### [Exercise task]
Return the listing below exactly, with the pictures dropped.

***

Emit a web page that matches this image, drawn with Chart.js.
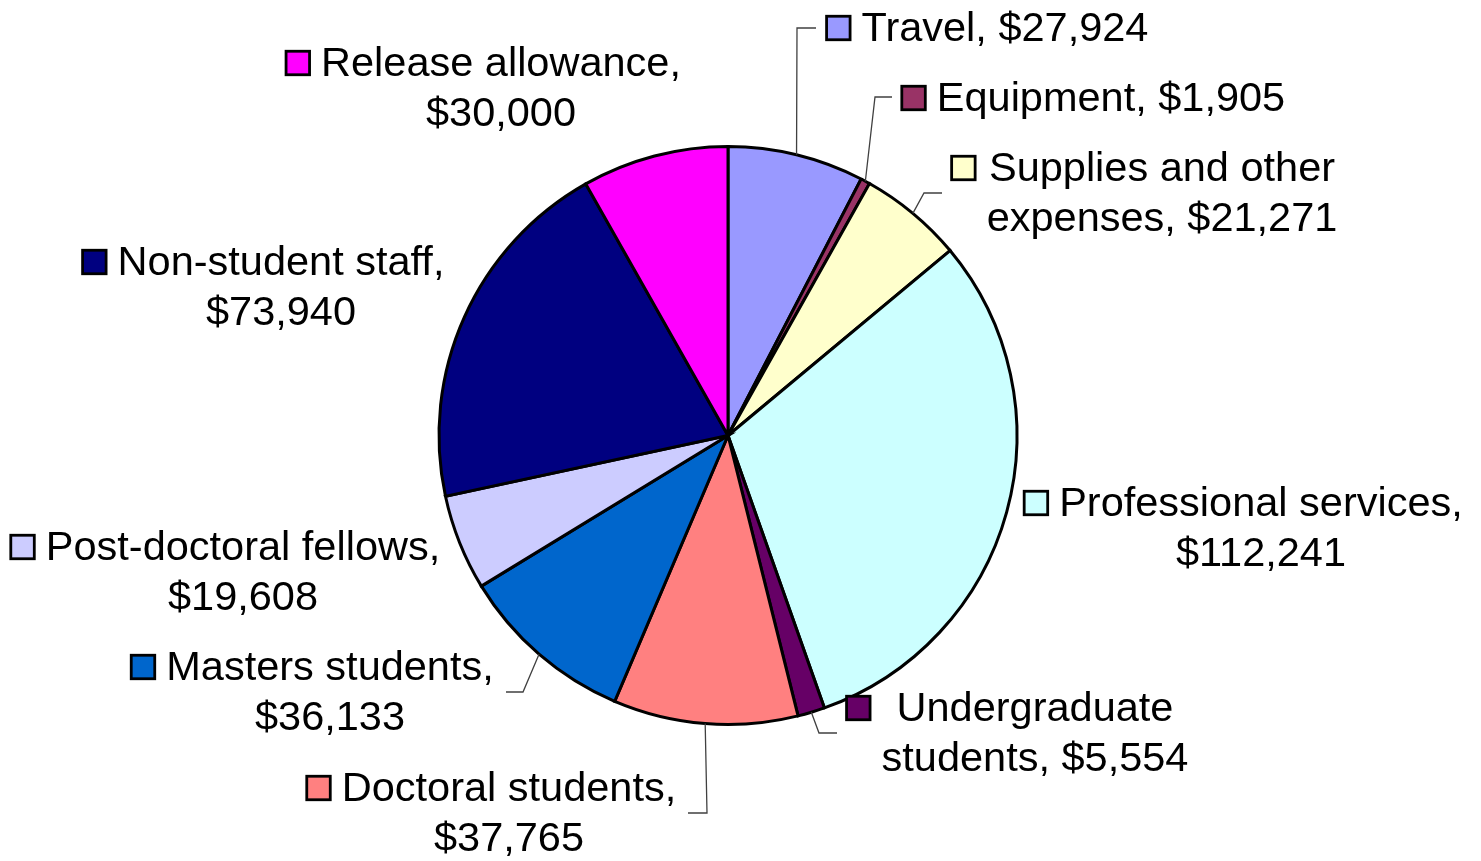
<!DOCTYPE html>
<html>
<head>
<meta charset="utf-8">
<script src="https://cdn.jsdelivr.net/npm/chart.js@4"></script>
<style>
  html, body { margin: 0; padding: 0; background: #ffffff; }
  #wrap { width: 1481px; height: 861px; position: relative; }
</style>
</head>
<body>
<div id="wrap"><canvas id="budgetChart" width="1481" height="861"></canvas></div>
<script>
// budget categories, clockwise from 12 o'clock
const categories = [
  'Travel', 'Equipment', 'Supplies and other expenses', 'Professional services',
  'Undergraduate students', 'Doctoral students', 'Masters students',
  'Post-doctoral fellows', 'Non-student staff', 'Release allowance'
];
const amounts = [27924, 1905, 21271, 112241, 5554, 37765, 36133, 19608, 73940, 30000];
const sliceColors = [
  '#9999FF', '#993366', '#FFFFCC', '#CCFFFF', '#660066',
  '#FF8080', '#0066CC', '#CCCCFF', '#000080', '#FF00FF'
];
// label text as it is broken over lines
const labelLines = [
  ['Travel, $27,924'],
  ['Equipment, $1,905'],
  ['Supplies and other', 'expenses, $21,271'],
  ['Professional services,', '$112,241'],
  ['Undergraduate', 'students, $5,554'],
  ['Doctoral students,', '$37,765'],
  ['Masters students,', '$36,133'],
  ['Post-doctoral fellows,', '$19,608'],
  ['Non-student staff,', '$73,940'],
  ['Release allowance,', '$30,000']
];

// where each label block sits (centre x of text, centre y of first line)
// and the leader line elbow / end, if there is one
const labelPlace = [
  { cx: 1005, cy: 28, leader: [[797, 28], [816, 28]] },
  { cx: 1111, cy: 98, leader: [[875, 97], [892, 97]] },
  { cx: 1162, cy: 168, leader: [[924, 193], [942, 193]] },
  { cx: 1261, cy: 503 },
  { cx: 1035, cy: 708, leader: [[819, 733], [837, 733]] },
  { cx: 509, cy: 788, leader: [[707, 813], [688, 813]] },
  { cx: 330, cy: 667, leader: [[523, 692], [506, 692]] },
  { cx: 243, cy: 547 },
  { cx: 281, cy: 262 },
  { cx: 501, cy: 63 }
];

const FONT = '41.5px "Liberation Sans", Arial, sans-serif';
const LINE_H = 50;

const calloutPlugin = {
  id: 'callouts',
  afterDraw(chart) {
    const ctx = chart.ctx;
    const arcs = chart.getDatasetMeta(0).data;
    ctx.save();
    ctx.font = FONT;
    ctx.textBaseline = 'middle';
    ctx.textAlign = 'center';
    labelPlace.forEach((p, i) => {
      const arc = arcs[i];
      // leader line from the slice rim
      if (p.leader) {
        const mid = (arc.startAngle + arc.endAngle) / 2;
        const sx = arc.x + Math.cos(mid) * arc.outerRadius;
        const sy = arc.y + Math.sin(mid) * arc.outerRadius;
        ctx.beginPath();
        ctx.moveTo(sx, sy);
        p.leader.forEach(pt => ctx.lineTo(pt[0], pt[1]));
        ctx.strokeStyle = '#404040';
        ctx.lineWidth = 1.3;
        ctx.stroke();
      }
      // text lines
      const lines = labelLines[i];
      let blockLeft = Infinity;
      lines.forEach((t, k) => {
        const w = ctx.measureText(t).width;
        blockLeft = Math.min(blockLeft, p.cx - w / 2);
        ctx.fillStyle = '#000000';
        ctx.fillText(t, p.cx, p.cy + k * LINE_H + 2);
      });
      // legend key square
      const sz = 23.5;
      const kx = blockLeft - 11.5 - sz;
      const ky = p.cy - sz / 2;
      ctx.fillStyle = sliceColors[i];
      ctx.fillRect(kx, ky, sz, sz);
      ctx.strokeStyle = '#000000';
      ctx.lineWidth = 2.8;
      ctx.strokeRect(kx, ky, sz, sz);
    });
    ctx.restore();
  }
};

const ctx = document.getElementById('budgetChart').getContext('2d');
new Chart(ctx, {
  type: 'pie',
  data: {
    labels: categories,
    datasets: [{
      data: amounts,
      backgroundColor: sliceColors,
      borderColor: '#000000',
      borderWidth: 3,
      borderJoinStyle: 'miter'
    }]
  },
  options: {
    responsive: false,
    animation: false,
    layout: {
      padding: { top: 145, bottom: 135, left: 300, right: 325 }
    },
    plugins: {
      legend: { display: false },
      tooltip: { enabled: false }
    }
  },
  plugins: [calloutPlugin]
});
</script>
</body>
</html>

***

### [Exercise output]
Emit a web page that matches this image, drawn with Chart.js.
<!DOCTYPE html>
<html>
<head>
<meta charset="utf-8">
<script src="https://cdn.jsdelivr.net/npm/chart.js@4"></script>
<style>
  html, body { margin: 0; padding: 0; background: #ffffff; }
  #wrap { width: 1481px; height: 861px; position: relative; }
</style>
</head>
<body>
<div id="wrap"><canvas id="budgetChart" width="1481" height="861"></canvas></div>
<script>
// budget categories, clockwise from 12 o'clock
const categories = [
  'Travel', 'Equipment', 'Supplies and other expenses', 'Professional services',
  'Undergraduate students', 'Doctoral students', 'Masters students',
  'Post-doctoral fellows', 'Non-student staff', 'Release allowance'
];
const amounts = [27924, 1905, 21271, 112241, 5554, 37765, 36133, 19608, 73940, 30000];
const sliceColors = [
  '#9999FF', '#993366', '#FFFFCC', '#CCFFFF', '#660066',
  '#FF8080', '#0066CC', '#CCCCFF', '#000080', '#FF00FF'
];
// label text as it is broken over lines
const labelLines = [
  ['Travel, $27,924'],
  ['Equipment, $1,905'],
  ['Supplies and other', 'expenses, $21,271'],
  ['Professional services,', '$112,241'],
  ['Undergraduate', 'students, $5,554'],
  ['Doctoral students,', '$37,765'],
  ['Masters students,', '$36,133'],
  ['Post-doctoral fellows,', '$19,608'],
  ['Non-student staff,', '$73,940'],
  ['Release allowance,', '$30,000']
];

// where each label block sits (centre x of text, centre y of first line)
// and the leader line elbow / end, if there is one
const labelPlace = [
  { cx: 1005, cy: 28, leader: [[797, 28], [816, 28]] },
  { cx: 1111, cy: 98, leader: [[875, 97], [892, 97]] },
  { cx: 1162, cy: 168, leader: [[924, 193], [942, 193]] },
  { cx: 1261, cy: 503 },
  { cx: 1035, cy: 708, leader: [[819, 733], [837, 733]] },
  { cx: 509, cy: 788, leader: [[707, 813], [688, 813]] },
  { cx: 330, cy: 667, leader: [[523, 692], [506, 692]] },
  { cx: 243, cy: 547 },
  { cx: 281, cy: 262 },
  { cx: 501, cy: 63 }
];

const FONT = '41.5px "Liberation Sans", Arial, sans-serif';
const LINE_H = 50;

const calloutPlugin = {
  id: 'callouts',
  afterDraw(chart) {
    const ctx = chart.ctx;
    const arcs = chart.getDatasetMeta(0).data;
    ctx.save();
    ctx.font = FONT;
    ctx.textBaseline = 'middle';
    ctx.textAlign = 'center';
    labelPlace.forEach((p, i) => {
      const arc = arcs[i];
      // leader line from the slice rim
      if (p.leader) {
        const mid = (arc.startAngle + arc.endAngle) / 2;
        const sx = arc.x + Math.cos(mid) * arc.outerRadius;
        const sy = arc.y + Math.sin(mid) * arc.outerRadius;
        ctx.beginPath();
        ctx.moveTo(sx, sy);
        p.leader.forEach(pt => ctx.lineTo(pt[0], pt[1]));
        ctx.strokeStyle = '#404040';
        ctx.lineWidth = 1.3;
        ctx.stroke();
      }
      // text lines
      const lines = labelLines[i];
      let blockLeft = Infinity;
      lines.forEach((t, k) => {
        const w = ctx.measureText(t).width;
        blockLeft = Math.min(blockLeft, p.cx - w / 2);
        ctx.fillStyle = '#000000';
        ctx.fillText(t, p.cx, p.cy + k * LINE_H + 2);
      });
      // legend key square
      const sz = 23.5;
      const kx = blockLeft - 11.5 - sz;
      const ky = p.cy - sz / 2;
      ctx.fillStyle = sliceColors[i];
      ctx.fillRect(kx, ky, sz, sz);
      ctx.strokeStyle = '#000000';
      ctx.lineWidth = 2.8;
      ctx.strokeRect(kx, ky, sz, sz);
    });
    ctx.restore();
  }
};

const ctx = document.getElementById('budgetChart').getContext('2d');
new Chart(ctx, {
  type: 'pie',
  data: {
    labels: categories,
    datasets: [{
      data: amounts,
      backgroundColor: sliceColors,
      borderColor: '#000000',
      borderWidth: 3,
      borderJoinStyle: 'miter'
    }]
  },
  options: {
    responsive: false,
    animation: false,
    layout: {
      padding: { top: 145, bottom: 135, left: 300, right: 325 }
    },
    plugins: {
      legend: { display: false },
      tooltip: { enabled: false }
    }
  },
  plugins: [calloutPlugin]
});
</script>
</body>
</html>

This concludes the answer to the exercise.